Reproduce the lines below exactly, from the one containing "Recreate this image" through the one containing "const yTicks = [0, 5, 10, 15, 20, 25];", both included. Leave out any pictures.

══ RECORD EXCERPTS ══

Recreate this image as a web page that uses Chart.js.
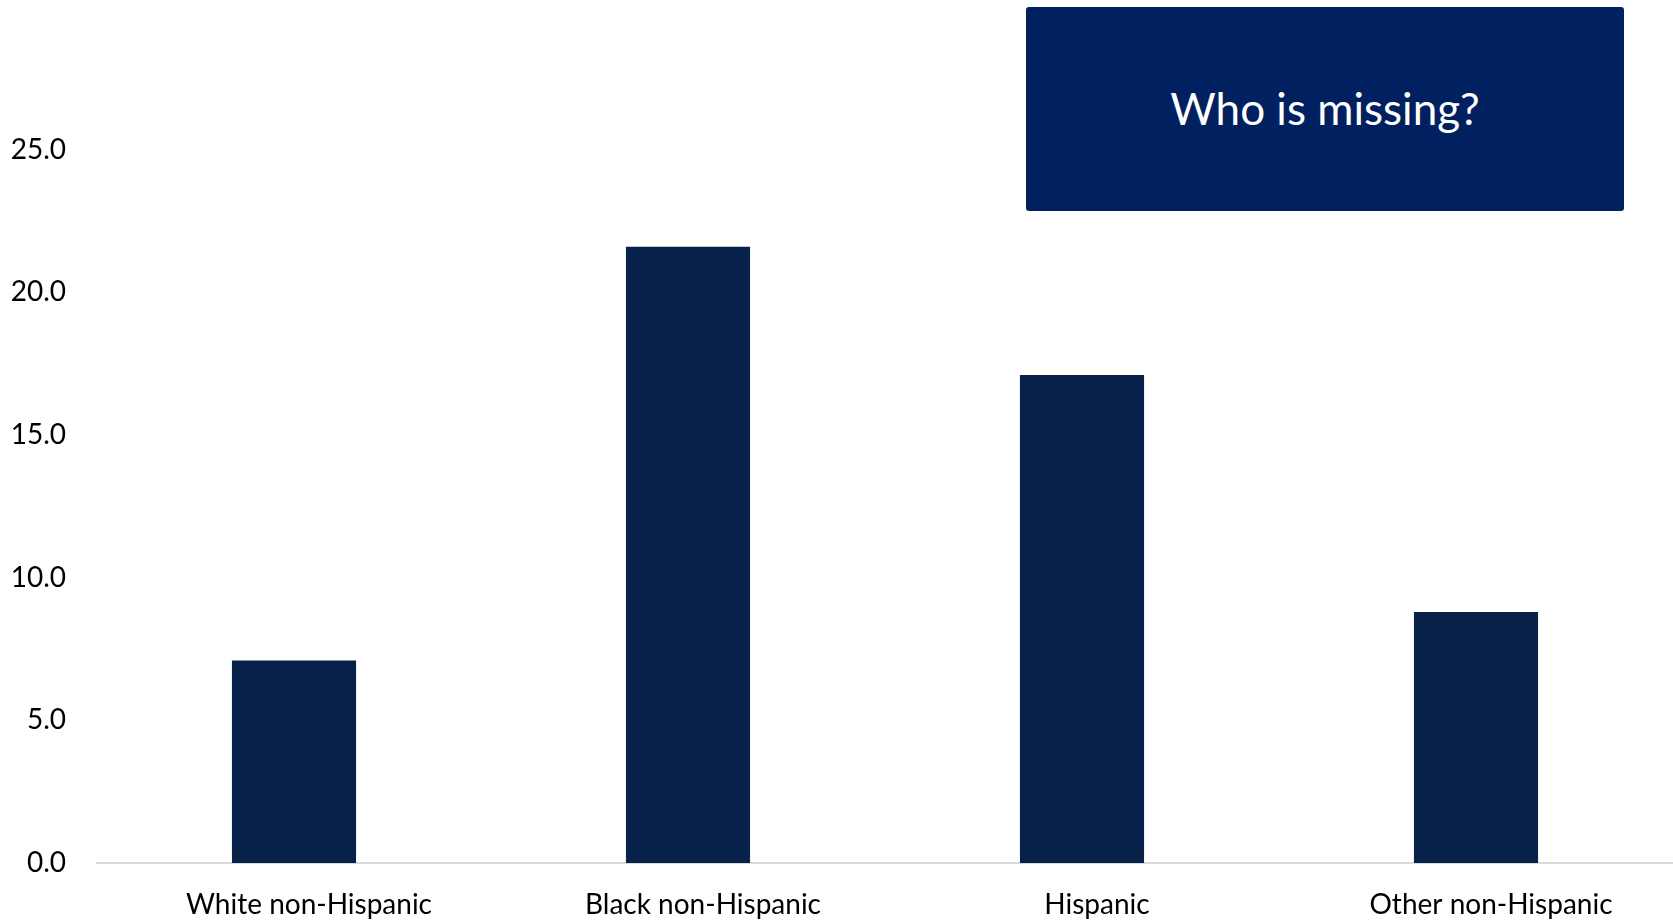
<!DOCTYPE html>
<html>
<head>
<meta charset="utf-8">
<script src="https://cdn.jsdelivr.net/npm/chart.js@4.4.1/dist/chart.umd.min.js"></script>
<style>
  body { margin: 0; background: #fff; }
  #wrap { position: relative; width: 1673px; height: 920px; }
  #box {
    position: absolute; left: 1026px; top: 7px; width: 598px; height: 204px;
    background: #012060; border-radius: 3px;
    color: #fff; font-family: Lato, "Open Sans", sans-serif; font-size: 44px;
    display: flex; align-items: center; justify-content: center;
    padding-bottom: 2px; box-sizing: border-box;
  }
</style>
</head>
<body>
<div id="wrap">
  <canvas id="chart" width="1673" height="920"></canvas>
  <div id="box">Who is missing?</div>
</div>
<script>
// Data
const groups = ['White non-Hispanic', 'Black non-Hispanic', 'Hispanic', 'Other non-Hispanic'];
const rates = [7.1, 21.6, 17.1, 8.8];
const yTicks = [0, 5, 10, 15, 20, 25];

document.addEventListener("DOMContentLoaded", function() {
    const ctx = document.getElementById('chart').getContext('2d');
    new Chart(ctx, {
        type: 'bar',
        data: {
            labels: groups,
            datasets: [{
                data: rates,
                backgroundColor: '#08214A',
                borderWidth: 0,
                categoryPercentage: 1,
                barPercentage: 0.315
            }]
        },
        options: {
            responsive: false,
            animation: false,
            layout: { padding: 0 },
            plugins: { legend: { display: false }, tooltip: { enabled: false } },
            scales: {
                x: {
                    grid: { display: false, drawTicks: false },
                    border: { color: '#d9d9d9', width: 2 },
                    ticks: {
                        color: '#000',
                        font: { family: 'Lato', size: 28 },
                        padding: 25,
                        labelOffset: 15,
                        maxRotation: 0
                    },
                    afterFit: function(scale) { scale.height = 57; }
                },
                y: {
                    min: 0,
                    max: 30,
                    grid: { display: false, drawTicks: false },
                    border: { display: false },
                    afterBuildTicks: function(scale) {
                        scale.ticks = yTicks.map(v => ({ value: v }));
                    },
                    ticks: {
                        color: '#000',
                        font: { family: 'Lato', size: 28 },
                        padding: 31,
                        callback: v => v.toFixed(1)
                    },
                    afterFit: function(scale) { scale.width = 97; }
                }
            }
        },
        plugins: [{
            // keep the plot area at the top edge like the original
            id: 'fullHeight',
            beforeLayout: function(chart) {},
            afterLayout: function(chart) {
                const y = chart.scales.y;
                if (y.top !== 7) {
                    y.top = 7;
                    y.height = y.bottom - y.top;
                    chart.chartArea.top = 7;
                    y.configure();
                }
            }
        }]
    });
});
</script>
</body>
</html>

═══
══ RECORD EXCERPTS ══

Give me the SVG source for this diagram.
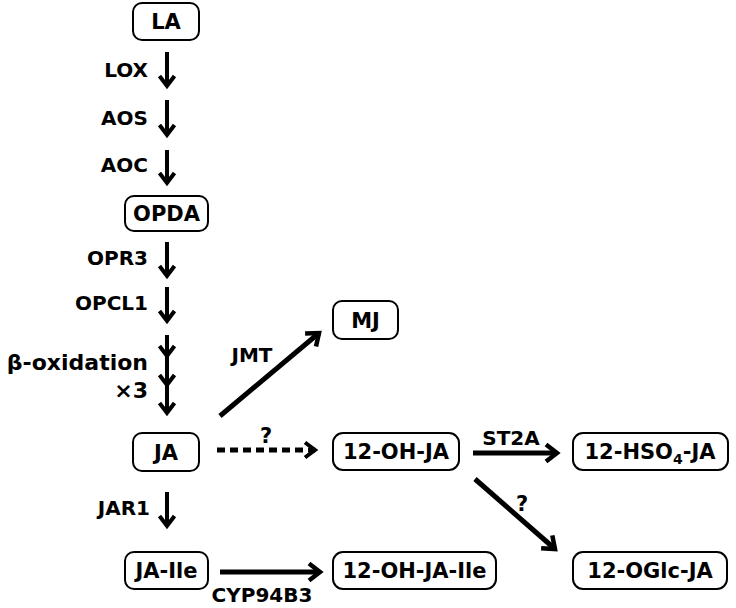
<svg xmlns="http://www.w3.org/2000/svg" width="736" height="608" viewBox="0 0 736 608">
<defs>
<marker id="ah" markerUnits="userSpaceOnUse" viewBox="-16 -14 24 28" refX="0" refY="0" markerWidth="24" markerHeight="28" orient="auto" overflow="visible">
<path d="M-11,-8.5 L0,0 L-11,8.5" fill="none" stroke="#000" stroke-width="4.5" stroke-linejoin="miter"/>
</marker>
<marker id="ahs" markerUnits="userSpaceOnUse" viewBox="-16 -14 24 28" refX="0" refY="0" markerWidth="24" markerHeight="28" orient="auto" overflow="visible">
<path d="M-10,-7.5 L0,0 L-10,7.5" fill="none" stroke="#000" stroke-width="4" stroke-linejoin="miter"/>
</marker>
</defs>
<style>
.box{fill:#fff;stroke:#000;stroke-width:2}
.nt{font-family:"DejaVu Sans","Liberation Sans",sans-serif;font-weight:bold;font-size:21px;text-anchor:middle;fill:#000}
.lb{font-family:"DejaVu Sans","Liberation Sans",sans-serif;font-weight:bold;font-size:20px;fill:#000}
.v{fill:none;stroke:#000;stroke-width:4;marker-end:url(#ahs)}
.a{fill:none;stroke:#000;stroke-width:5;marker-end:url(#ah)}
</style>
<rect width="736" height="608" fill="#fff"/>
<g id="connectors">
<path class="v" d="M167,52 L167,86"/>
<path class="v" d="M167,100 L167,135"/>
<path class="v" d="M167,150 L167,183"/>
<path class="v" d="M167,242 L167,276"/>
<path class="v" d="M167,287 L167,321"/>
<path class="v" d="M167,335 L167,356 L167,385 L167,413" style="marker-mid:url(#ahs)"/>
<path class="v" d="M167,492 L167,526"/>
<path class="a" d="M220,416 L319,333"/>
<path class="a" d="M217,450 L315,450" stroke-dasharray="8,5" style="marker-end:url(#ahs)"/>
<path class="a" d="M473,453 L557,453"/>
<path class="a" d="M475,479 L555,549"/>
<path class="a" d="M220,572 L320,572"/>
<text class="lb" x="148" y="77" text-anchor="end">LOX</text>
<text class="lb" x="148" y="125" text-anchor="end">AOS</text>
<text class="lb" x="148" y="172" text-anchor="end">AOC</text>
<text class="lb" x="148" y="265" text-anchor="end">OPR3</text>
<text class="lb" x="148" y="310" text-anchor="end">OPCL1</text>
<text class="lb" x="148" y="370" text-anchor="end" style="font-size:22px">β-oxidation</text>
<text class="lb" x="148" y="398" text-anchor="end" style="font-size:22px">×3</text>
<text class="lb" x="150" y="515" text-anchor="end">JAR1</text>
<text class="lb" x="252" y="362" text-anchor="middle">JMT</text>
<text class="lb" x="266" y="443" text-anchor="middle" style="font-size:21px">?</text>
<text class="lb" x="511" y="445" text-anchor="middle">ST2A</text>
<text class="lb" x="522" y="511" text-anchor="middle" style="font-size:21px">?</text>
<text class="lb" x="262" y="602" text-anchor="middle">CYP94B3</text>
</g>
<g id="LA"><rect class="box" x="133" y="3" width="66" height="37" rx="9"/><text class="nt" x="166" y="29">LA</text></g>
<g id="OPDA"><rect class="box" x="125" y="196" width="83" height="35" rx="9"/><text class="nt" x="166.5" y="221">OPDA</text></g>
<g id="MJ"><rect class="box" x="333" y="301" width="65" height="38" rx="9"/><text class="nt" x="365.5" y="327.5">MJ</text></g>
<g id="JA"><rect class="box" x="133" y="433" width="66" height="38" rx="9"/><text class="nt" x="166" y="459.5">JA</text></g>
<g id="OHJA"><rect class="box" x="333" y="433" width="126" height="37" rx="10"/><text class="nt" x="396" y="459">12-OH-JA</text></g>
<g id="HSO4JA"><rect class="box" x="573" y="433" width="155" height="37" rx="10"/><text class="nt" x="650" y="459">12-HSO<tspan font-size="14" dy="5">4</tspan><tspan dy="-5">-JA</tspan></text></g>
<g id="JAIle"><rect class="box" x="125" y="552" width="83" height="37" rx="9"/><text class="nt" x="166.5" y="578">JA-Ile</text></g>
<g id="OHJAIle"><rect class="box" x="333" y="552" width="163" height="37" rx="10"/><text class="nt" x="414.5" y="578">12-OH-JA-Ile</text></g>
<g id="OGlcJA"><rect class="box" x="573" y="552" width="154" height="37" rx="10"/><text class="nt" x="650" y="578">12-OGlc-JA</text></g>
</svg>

═══
══ RECORD EXCERPTS ══

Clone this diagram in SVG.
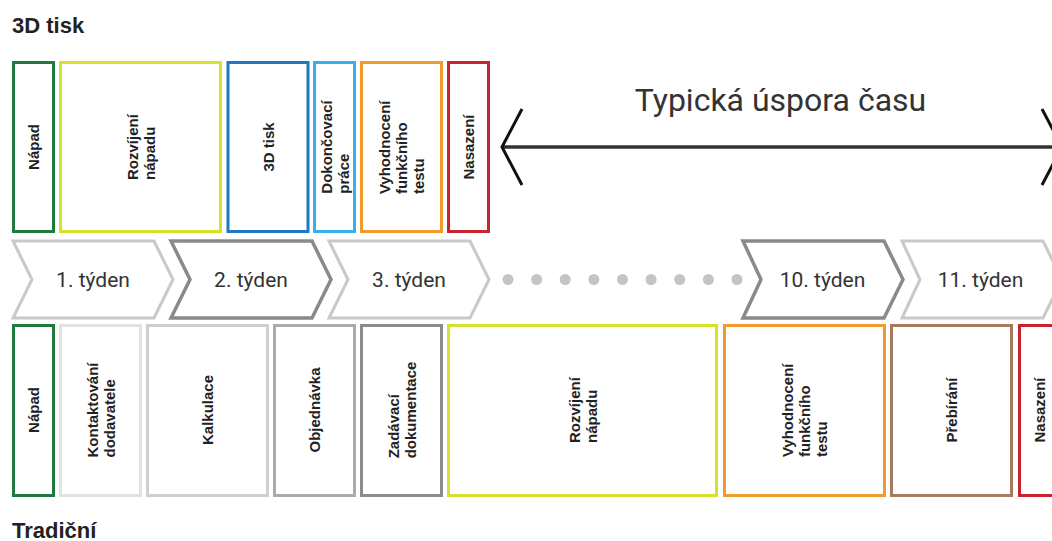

═══

TASK RESPONSE —
Recreate this image as a web page that uses Chart.js.
<!DOCTYPE html>
<html>
<head>
<meta charset="utf-8">
<script src="https://cdn.jsdelivr.net/npm/chart.js@4.4.1/dist/chart.umd.min.js"></script>
<style>
  body { margin: 0; background: #fff; }
  #wrap { position: relative; width: 1673px; height: 920px; }
  #box {
    position: absolute; left: 1026px; top: 7px; width: 598px; height: 204px;
    background: #012060; border-radius: 3px;
    color: #fff; font-family: Lato, "Open Sans", sans-serif; font-size: 44px;
    display: flex; align-items: center; justify-content: center;
    padding-bottom: 2px; box-sizing: border-box;
  }
</style>
</head>
<body>
<div id="wrap">
  <canvas id="chart" width="1673" height="920"></canvas>
  <div id="box">Who is missing?</div>
</div>
<script>
// Data
const groups = ['White non-Hispanic', 'Black non-Hispanic', 'Hispanic', 'Other non-Hispanic'];
const rates = [7.1, 21.6, 17.1, 8.8];
const yTicks = [0, 5, 10, 15, 20, 25];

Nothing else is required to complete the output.